— START —

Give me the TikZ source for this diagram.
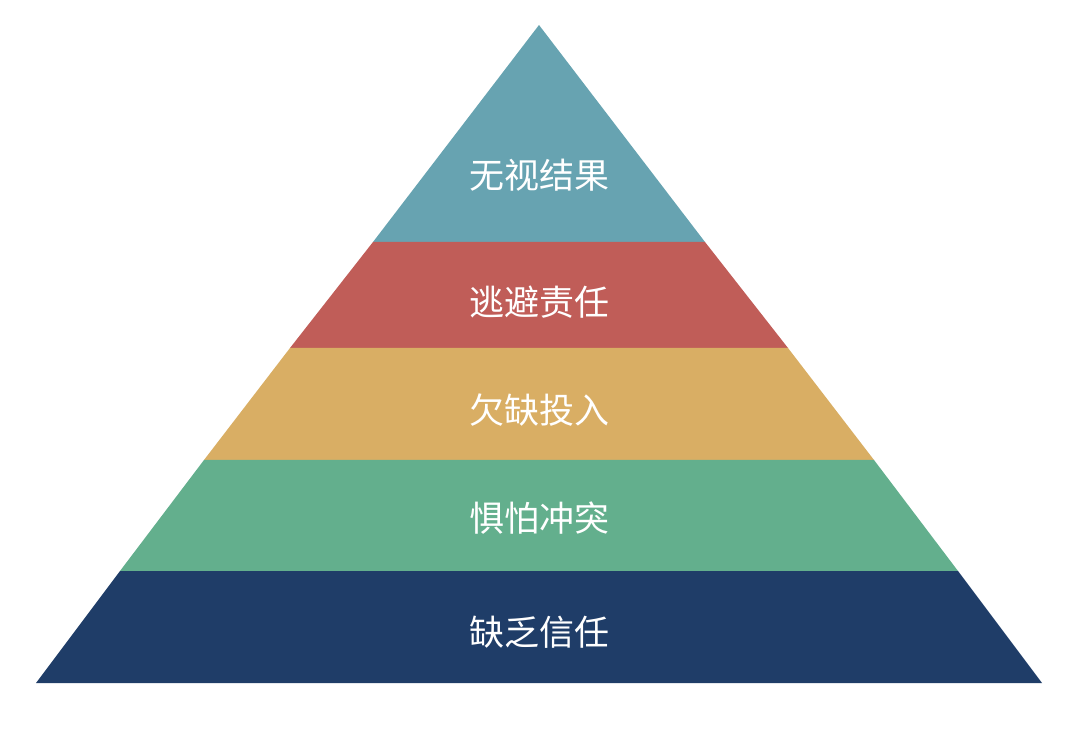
\documentclass[tikz,border=0pt]{standalone}
\usepackage{fontspec}
\newfontfamily\cjk{Noto Sans CJK SC}[BoldFont={* Bold}]
\definecolor{cTop}{HTML}{67A3B1}
\definecolor{cRed}{HTML}{C05D58}
\definecolor{cYel}{HTML}{D9AE64}
\definecolor{cGrn}{HTML}{63AF8D}
\definecolor{cNav}{HTML}{1F3D68}
\tikzset{lbl/.style={text=white,font=\cjk\fontsize{35}{40}\selectfont}}
\begin{document}
\begin{tikzpicture}[x=1pt,y=-1pt]
\useasboundingbox (0,0) rectangle (1080,735);
\def\L#1{\pgfmathparse{539-0.7644*(#1-25)}\pgfmathresult}
\def\R#1{\pgfmathparse{539+0.7644*(#1-25)}\pgfmathresult}
\fill[cTop] (539,25) -- (373,242) -- (705,242) -- cycle;
\fill[cRed] (373,242) -- (705,242) -- (788,348) -- (290,348) -- cycle;
\fill[cYel] (290,348) -- (788,348) -- (874,460) -- (204,460) -- cycle;
\fill[cGrn] (204,460) -- (874,460) -- (958,571) -- (120,571) -- cycle;
\fill[cNav] (120,571) -- (958,571) -- (1042,683) -- (36,683) -- cycle;
\node[lbl] (t1) at (539,175) {无视结果};
\node[lbl] (t2) at (539,302) {逃避责任};
\node[lbl] (t3) at (539,410) {欠缺投入};
\node[lbl] (t4) at (539,518) {惧怕冲突};
\node[lbl] (t5) at (539,632) {缺乏信任};
\end{tikzpicture}
\end{document}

— END —

Set the data above down again exactly as given, with no pictures.

Give me the TikZ source for this diagram.
\documentclass[tikz,border=0pt]{standalone}
\usepackage{fontspec}
\newfontfamily\cjk{Noto Sans CJK SC}[BoldFont={* Bold}]
\definecolor{cTop}{HTML}{67A3B1}
\definecolor{cRed}{HTML}{C05D58}
\definecolor{cYel}{HTML}{D9AE64}
\definecolor{cGrn}{HTML}{63AF8D}
\definecolor{cNav}{HTML}{1F3D68}
\tikzset{lbl/.style={text=white,font=\cjk\fontsize{35}{40}\selectfont}}
\begin{document}
\begin{tikzpicture}[x=1pt,y=-1pt]
\useasboundingbox (0,0) rectangle (1080,735);
\def\L#1{\pgfmathparse{539-0.7644*(#1-25)}\pgfmathresult}
\def\R#1{\pgfmathparse{539+0.7644*(#1-25)}\pgfmathresult}
\fill[cTop] (539,25) -- (373,242) -- (705,242) -- cycle;
\fill[cRed] (373,242) -- (705,242) -- (788,348) -- (290,348) -- cycle;
\fill[cYel] (290,348) -- (788,348) -- (874,460) -- (204,460) -- cycle;
\fill[cGrn] (204,460) -- (874,460) -- (958,571) -- (120,571) -- cycle;
\fill[cNav] (120,571) -- (958,571) -- (1042,683) -- (36,683) -- cycle;
\node[lbl] (t1) at (539,175) {无视结果};
\node[lbl] (t2) at (539,302) {逃避责任};
\node[lbl] (t3) at (539,410) {欠缺投入};
\node[lbl] (t4) at (539,518) {惧怕冲突};
\node[lbl] (t5) at (539,632) {缺乏信任};
\end{tikzpicture}
\end{document}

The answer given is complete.